Monday, Sep. 12, 1949
"It's a Cruel World"
When I have painted a fine picture, I haven't expressed a thought. Or so they say. What fools people are!
So wrote Eugene Delacroix, one of the 19th Century's most earnest painters. In an exhibition of Delacroix and his contemporaries at the master's old Paris studio last week, students were searching for the thoughts in some of his best works. On the surface, many of the paintings looked like mere blood & thunder illustration. Delacroix had applied his fierce imagination and brilliant, Rubensesque draftsmanship to an endless series of somber myths, tiger hunts and desert duels. His chief thought seemed to be: "It's a cruel world, and one in which men play a bravely ineffectual role."

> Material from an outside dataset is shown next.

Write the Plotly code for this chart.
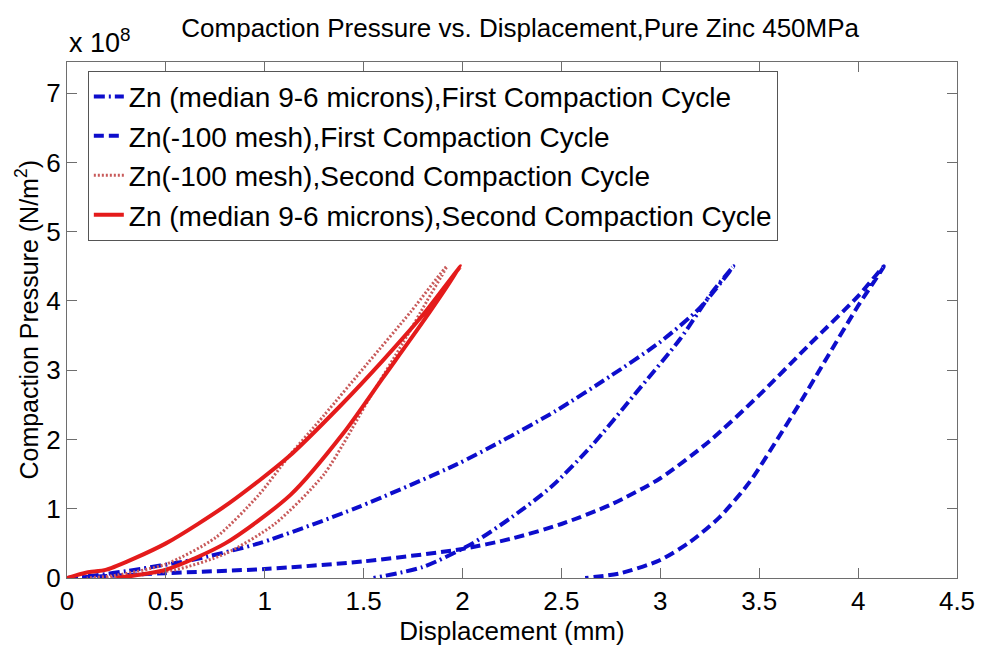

A Rose Horse. But moderns were more interested in what Delacroix had thought about color, for his free & easy use of it sometimes foreshadowed the Fauves ("Wild Beasts") and modern art. In last week's Saturday Review of Literature, Critic James Thrall Soby described the storm that one of his canvases, La Justice de Trajan, raised in the Salon of 1840: "The picture barely survived the Salon's jury, an astonishing fact when we consider that Delacroix had been painting professionally for more than 20 years and was famous throughout Europe . . . Once accepted and hung, the picture created a furor . . . Delacroix had painted Trajan's horse a pinkish-rose color, which the classicists and academicians immediately decried as without precedent in nature."
Poet Charles Baudelaire had eventually come to Delacroix' defense with the simple assertion that, whether or not such a horse ever existed, the painter was perfectly justified in inventing it. Even with such a shield-bearer, Delacroix lost the battle. When he died in 1863, almost everyone still agreed that his rose horse was awful.
A Brand New Horror. To Delacroix, color was a means of expressing thought and feeling; he saw no point in mixing his pigments in slavish imitation of natural hues. And in time his heresy became modernist orthodoxy. Though his contemporaries sometimes considered him just a prodigiously talented nut, posterity had, in fact, carried his philosophy of art to a subjective extreme that would have left Delacroix himself speechless with horror.
Last week the Societe des Amis d'Eugene Delacroix, which now rents the master's quiet Left Bank studio for exhibition purposes, was sputtering through its collective white spade beard about a brand-new horror. At year's end Delacroix' place would be up for sale, and rumor had it that a nightclub was dickering for the property. The Societe felt that Delacroix, who had been a close friend of Chopin, would conceivably have found le jazz hot even weirder than the art of his modernist descendents.